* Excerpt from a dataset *
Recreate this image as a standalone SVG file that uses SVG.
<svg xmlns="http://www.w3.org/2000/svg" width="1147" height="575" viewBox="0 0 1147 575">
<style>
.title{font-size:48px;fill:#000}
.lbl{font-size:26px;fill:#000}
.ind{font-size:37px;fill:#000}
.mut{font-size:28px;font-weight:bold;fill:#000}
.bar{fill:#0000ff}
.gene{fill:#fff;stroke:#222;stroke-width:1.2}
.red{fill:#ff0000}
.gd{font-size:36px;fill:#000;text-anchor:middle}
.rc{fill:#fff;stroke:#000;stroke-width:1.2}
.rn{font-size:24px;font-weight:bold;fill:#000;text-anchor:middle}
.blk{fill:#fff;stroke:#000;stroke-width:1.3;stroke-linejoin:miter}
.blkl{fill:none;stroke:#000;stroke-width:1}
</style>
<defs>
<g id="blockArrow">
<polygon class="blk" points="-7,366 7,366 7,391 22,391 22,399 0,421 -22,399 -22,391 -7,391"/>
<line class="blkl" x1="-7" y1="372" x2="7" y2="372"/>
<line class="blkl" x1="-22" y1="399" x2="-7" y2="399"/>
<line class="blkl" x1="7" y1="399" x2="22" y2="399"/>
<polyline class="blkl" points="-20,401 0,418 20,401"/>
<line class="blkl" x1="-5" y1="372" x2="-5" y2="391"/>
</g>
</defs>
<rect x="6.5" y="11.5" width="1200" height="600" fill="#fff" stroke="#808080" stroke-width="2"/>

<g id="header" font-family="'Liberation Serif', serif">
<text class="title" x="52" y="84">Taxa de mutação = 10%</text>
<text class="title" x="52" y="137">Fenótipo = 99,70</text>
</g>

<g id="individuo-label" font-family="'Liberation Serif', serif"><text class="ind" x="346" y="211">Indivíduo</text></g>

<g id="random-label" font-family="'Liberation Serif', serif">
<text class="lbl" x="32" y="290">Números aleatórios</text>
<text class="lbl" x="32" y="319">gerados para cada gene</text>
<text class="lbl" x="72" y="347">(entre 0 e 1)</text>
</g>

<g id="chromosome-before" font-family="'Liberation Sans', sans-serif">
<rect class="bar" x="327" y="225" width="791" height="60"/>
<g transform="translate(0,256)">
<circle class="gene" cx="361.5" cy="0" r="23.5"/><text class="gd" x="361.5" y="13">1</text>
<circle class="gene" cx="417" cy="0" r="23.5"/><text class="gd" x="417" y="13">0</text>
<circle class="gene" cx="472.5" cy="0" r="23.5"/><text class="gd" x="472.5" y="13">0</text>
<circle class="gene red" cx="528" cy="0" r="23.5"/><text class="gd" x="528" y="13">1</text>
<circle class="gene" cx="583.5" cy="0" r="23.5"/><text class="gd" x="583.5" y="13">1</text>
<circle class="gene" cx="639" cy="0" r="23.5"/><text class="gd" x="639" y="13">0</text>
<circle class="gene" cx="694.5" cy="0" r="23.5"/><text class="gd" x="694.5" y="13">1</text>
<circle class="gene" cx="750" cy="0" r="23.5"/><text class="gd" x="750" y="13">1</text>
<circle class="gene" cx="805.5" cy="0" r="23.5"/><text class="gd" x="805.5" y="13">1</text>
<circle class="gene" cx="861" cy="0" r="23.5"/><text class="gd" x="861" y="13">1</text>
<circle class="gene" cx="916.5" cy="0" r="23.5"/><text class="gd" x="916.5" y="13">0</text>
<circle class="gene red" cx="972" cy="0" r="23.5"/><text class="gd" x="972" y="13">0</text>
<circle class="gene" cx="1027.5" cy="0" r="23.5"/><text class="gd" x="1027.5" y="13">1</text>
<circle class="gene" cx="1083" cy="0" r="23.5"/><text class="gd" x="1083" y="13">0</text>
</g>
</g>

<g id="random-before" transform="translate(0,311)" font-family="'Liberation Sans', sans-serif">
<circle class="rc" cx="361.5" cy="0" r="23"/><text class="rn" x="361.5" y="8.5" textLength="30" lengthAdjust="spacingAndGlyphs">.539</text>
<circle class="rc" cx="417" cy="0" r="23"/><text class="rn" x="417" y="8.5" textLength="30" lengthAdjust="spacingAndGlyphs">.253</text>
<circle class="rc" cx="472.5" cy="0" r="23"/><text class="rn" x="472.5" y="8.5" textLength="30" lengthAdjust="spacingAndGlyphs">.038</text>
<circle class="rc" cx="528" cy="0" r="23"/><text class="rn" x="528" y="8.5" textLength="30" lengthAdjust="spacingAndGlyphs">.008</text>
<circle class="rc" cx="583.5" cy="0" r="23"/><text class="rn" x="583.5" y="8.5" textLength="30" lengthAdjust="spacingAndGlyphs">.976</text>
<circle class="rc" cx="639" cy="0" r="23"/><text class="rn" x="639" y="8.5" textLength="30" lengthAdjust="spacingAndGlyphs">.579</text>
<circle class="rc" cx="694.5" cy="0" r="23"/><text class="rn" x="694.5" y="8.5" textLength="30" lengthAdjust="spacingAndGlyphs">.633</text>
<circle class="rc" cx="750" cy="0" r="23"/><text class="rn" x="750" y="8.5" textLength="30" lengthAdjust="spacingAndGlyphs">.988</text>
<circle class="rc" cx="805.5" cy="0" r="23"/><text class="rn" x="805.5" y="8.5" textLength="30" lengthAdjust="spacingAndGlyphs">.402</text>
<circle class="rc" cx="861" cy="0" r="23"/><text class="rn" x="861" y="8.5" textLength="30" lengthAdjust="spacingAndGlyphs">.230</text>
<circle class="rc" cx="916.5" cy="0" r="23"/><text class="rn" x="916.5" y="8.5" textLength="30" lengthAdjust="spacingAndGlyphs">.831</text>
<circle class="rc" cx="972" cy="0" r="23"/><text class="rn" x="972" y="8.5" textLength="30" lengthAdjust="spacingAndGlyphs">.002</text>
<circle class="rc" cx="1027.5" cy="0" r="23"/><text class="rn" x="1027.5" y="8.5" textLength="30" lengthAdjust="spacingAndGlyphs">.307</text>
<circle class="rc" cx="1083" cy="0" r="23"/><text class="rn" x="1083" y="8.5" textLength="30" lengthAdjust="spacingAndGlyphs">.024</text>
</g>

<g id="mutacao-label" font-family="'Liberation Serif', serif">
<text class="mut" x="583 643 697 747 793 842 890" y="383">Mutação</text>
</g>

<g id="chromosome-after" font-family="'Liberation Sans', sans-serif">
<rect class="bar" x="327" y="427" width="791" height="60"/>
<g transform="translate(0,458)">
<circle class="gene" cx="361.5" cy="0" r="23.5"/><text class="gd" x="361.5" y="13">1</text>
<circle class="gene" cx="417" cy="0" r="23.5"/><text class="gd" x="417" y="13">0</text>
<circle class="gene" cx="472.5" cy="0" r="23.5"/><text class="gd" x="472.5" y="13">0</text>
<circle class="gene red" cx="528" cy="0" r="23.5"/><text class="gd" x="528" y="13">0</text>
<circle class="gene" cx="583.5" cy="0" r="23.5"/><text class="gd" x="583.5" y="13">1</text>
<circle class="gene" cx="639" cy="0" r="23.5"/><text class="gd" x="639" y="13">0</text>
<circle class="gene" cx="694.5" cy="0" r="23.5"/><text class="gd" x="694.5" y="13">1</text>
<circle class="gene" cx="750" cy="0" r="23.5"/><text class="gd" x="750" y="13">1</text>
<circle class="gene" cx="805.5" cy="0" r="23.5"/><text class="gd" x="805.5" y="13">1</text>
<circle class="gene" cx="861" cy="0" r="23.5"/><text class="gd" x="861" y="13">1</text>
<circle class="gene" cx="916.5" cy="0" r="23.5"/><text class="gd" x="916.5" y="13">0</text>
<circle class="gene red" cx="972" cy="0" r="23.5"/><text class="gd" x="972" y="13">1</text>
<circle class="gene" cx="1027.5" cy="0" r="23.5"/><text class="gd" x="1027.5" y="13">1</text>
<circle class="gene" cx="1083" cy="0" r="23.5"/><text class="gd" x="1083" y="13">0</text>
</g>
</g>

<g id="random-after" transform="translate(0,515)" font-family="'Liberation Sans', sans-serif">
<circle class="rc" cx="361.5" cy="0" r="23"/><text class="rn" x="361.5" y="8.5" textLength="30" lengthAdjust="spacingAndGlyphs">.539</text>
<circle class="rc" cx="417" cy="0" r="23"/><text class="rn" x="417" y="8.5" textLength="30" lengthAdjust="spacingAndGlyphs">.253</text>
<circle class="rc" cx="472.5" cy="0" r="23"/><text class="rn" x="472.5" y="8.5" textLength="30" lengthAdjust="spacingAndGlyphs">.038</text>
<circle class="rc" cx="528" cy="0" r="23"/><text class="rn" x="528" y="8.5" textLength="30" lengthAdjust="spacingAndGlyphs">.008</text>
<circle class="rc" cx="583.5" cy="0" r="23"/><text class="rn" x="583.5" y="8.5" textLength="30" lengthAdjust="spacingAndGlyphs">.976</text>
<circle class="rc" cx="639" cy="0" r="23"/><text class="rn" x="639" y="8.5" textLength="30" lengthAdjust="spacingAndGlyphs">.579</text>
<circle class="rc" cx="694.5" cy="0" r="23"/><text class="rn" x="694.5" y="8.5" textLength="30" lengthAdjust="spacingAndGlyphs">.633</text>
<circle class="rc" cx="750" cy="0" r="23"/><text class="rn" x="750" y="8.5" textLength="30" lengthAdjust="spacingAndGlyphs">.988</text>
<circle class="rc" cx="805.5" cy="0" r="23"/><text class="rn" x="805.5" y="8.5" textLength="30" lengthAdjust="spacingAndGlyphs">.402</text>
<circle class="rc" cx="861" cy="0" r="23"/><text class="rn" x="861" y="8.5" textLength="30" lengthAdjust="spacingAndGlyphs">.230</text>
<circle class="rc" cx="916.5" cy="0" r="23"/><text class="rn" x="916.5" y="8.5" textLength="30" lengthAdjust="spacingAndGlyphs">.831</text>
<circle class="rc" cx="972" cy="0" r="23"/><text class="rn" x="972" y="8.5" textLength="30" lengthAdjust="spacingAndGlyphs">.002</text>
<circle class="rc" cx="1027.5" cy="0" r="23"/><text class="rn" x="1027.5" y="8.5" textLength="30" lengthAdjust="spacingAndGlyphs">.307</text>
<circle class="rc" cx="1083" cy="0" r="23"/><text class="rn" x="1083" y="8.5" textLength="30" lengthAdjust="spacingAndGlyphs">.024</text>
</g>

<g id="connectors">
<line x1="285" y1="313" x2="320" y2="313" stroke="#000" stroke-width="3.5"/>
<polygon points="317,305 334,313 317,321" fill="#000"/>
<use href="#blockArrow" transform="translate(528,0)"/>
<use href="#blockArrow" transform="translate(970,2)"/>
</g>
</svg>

---

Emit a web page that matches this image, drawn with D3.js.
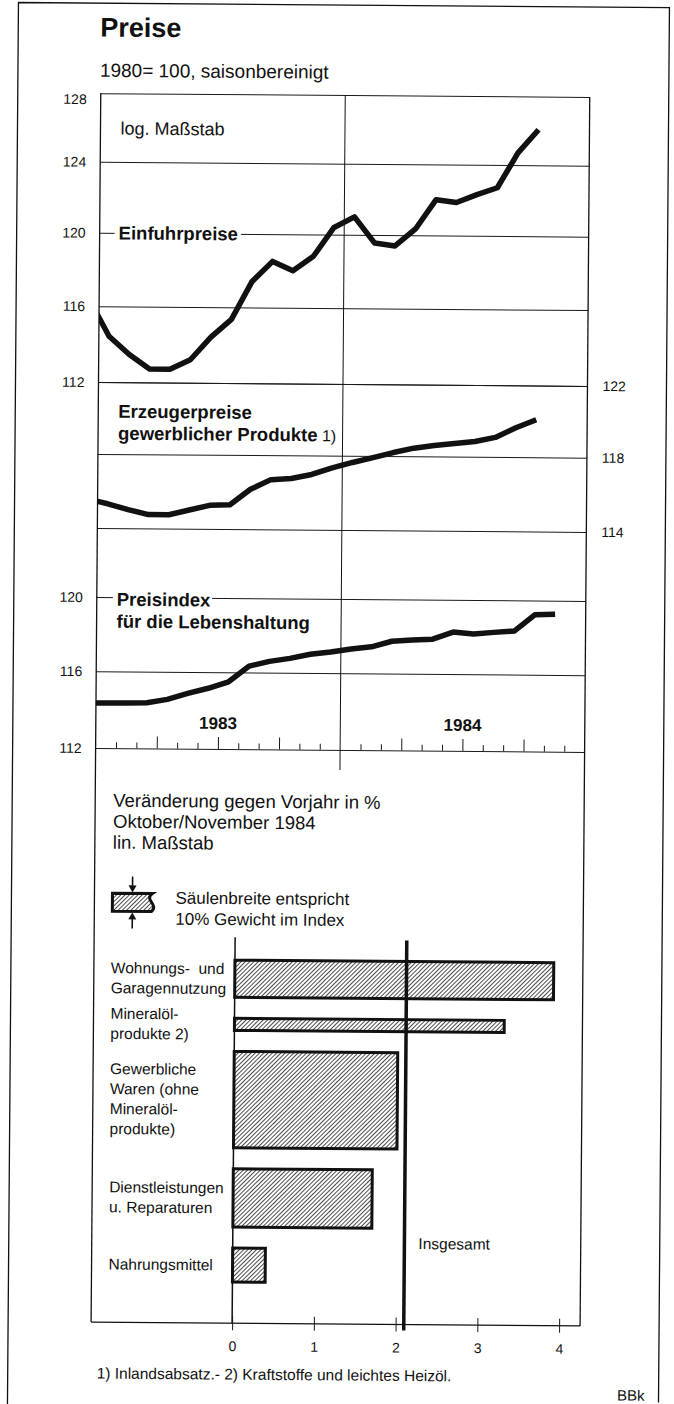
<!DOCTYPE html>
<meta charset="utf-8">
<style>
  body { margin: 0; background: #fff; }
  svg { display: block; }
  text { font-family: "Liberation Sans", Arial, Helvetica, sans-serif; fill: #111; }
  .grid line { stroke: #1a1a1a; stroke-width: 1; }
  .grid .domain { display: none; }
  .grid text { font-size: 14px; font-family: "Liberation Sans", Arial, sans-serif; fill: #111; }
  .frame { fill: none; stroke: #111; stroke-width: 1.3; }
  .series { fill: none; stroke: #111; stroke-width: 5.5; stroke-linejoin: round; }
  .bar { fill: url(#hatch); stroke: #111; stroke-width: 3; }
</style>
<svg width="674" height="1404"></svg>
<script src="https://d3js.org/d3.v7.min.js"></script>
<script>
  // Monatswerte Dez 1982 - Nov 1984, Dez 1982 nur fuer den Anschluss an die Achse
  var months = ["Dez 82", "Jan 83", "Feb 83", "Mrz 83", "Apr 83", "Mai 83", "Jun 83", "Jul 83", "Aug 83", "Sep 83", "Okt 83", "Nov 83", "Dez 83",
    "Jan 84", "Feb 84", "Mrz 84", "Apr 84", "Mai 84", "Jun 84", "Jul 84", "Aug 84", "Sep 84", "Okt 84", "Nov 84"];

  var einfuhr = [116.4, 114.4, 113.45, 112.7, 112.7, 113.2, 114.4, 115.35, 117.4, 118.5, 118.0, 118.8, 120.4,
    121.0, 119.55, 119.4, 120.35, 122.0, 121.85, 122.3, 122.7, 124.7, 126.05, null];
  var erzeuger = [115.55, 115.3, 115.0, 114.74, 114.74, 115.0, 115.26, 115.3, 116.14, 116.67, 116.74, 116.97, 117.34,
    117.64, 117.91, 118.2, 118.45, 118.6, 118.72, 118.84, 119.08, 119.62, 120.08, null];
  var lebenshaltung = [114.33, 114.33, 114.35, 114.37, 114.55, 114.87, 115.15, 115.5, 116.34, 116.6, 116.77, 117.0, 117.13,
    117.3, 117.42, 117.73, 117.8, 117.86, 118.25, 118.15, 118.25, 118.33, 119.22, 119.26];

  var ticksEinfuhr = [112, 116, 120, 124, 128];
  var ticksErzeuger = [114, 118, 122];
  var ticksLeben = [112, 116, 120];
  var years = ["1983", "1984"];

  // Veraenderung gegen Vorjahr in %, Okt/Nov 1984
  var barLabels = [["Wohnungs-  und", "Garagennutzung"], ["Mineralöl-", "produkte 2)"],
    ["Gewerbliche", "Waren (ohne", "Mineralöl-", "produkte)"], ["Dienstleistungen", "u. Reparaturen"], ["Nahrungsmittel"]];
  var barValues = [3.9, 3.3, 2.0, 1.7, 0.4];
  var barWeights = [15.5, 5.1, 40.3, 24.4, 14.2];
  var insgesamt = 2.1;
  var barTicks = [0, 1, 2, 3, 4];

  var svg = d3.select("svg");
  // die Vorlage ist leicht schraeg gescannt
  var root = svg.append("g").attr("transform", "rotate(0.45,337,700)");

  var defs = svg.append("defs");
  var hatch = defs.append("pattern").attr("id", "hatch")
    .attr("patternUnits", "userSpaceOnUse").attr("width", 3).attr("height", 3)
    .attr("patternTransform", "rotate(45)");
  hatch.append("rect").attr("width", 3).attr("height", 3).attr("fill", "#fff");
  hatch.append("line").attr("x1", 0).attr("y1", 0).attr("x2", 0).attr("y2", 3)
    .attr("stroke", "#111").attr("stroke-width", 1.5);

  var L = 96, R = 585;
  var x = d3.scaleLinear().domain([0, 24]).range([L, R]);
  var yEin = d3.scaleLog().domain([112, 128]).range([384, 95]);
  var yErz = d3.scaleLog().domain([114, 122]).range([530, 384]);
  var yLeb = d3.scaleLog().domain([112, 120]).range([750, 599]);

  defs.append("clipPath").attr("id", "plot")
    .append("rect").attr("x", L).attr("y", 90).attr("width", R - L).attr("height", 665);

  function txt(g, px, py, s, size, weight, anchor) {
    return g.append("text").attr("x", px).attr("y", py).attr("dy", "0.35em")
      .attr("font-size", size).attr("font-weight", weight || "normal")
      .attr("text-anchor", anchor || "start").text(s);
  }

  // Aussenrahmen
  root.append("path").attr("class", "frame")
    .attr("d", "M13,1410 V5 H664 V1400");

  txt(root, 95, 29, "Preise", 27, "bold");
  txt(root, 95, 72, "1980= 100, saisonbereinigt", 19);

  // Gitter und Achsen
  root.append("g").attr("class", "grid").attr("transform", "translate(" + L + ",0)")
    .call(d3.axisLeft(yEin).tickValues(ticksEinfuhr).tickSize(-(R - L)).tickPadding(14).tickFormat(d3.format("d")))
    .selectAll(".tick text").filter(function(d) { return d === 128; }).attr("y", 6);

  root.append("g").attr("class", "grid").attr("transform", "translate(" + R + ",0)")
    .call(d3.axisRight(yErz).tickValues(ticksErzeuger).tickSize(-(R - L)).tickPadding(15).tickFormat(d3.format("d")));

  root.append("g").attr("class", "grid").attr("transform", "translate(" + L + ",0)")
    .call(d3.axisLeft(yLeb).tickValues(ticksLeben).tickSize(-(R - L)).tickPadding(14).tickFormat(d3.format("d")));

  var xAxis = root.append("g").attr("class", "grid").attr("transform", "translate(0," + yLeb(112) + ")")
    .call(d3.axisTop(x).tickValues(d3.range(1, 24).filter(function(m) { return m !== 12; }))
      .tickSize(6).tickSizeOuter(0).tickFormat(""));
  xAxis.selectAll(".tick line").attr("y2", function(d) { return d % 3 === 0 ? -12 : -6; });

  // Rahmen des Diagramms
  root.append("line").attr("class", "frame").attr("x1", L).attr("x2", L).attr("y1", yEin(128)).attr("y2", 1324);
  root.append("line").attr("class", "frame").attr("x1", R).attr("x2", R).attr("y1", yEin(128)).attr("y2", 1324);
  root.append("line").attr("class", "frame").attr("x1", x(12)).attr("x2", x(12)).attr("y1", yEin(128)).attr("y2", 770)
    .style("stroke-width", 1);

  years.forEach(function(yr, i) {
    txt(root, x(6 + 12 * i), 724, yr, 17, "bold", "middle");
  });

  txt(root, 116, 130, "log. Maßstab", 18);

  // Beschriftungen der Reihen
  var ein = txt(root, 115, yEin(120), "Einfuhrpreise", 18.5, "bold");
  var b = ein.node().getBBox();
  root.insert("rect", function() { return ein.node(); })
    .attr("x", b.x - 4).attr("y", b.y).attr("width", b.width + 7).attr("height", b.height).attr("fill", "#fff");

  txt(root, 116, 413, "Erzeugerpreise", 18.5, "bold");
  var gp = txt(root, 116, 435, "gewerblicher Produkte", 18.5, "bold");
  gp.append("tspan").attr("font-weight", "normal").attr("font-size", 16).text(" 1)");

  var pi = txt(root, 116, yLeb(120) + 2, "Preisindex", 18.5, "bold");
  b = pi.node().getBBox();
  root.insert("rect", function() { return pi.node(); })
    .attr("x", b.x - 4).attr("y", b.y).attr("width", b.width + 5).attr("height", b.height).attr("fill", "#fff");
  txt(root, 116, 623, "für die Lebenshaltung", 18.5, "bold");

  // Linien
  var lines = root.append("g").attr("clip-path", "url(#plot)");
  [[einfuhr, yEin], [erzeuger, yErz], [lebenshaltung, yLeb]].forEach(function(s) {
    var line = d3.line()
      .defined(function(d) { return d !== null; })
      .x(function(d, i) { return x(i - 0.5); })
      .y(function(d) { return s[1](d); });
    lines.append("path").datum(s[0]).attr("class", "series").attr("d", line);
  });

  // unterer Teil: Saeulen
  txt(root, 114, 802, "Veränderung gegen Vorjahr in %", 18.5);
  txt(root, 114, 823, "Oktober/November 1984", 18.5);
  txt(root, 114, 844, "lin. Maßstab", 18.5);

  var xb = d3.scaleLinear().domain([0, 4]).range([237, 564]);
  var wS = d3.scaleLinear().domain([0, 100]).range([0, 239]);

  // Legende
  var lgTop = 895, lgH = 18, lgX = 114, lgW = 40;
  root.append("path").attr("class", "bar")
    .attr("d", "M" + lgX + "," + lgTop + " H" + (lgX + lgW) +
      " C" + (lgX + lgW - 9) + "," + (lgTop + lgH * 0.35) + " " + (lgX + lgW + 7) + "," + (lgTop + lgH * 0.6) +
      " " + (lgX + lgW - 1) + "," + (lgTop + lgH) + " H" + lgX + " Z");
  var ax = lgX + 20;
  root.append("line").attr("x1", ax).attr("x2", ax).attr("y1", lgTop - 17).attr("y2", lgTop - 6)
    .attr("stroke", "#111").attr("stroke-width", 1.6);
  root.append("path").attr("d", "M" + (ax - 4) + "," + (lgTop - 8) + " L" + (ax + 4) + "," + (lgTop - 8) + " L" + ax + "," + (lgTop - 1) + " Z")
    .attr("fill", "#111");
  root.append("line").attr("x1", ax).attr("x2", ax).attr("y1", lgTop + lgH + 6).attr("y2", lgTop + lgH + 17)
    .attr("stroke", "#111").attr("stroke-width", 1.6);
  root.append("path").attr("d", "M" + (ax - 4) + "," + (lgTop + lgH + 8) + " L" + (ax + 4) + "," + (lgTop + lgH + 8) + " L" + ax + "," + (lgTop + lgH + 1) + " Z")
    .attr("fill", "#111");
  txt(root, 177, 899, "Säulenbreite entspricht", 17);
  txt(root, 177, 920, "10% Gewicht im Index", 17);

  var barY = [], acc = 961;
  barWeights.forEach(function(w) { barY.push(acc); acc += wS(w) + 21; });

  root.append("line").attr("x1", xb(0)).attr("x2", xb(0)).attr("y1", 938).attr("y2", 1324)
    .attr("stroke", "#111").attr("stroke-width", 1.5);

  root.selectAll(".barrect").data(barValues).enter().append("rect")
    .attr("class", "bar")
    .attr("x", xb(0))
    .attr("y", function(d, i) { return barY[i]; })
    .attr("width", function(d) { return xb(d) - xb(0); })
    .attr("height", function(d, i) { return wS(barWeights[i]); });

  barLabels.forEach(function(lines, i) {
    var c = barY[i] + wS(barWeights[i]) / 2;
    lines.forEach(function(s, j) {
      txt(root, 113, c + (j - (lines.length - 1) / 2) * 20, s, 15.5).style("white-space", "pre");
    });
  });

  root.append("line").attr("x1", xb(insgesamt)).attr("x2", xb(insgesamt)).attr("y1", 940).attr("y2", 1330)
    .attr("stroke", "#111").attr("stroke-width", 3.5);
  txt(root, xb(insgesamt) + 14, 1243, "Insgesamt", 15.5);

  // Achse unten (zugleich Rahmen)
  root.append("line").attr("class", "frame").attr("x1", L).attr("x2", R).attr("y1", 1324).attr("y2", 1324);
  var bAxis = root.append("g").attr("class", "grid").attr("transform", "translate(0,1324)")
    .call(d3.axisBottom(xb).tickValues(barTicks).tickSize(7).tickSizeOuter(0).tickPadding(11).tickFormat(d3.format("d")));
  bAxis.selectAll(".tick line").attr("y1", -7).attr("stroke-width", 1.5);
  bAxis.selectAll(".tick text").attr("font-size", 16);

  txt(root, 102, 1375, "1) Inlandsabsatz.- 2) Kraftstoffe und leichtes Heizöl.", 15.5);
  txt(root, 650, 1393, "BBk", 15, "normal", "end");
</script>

* GIVEN TASK *
Read through the entries and copy each line in which "that" appears.

* SOLUTION TO THIS PROBLEM *
Recreate this image as a standalone SVG file that uses SVG.
Emit a web page that matches this image, drawn with D3.js.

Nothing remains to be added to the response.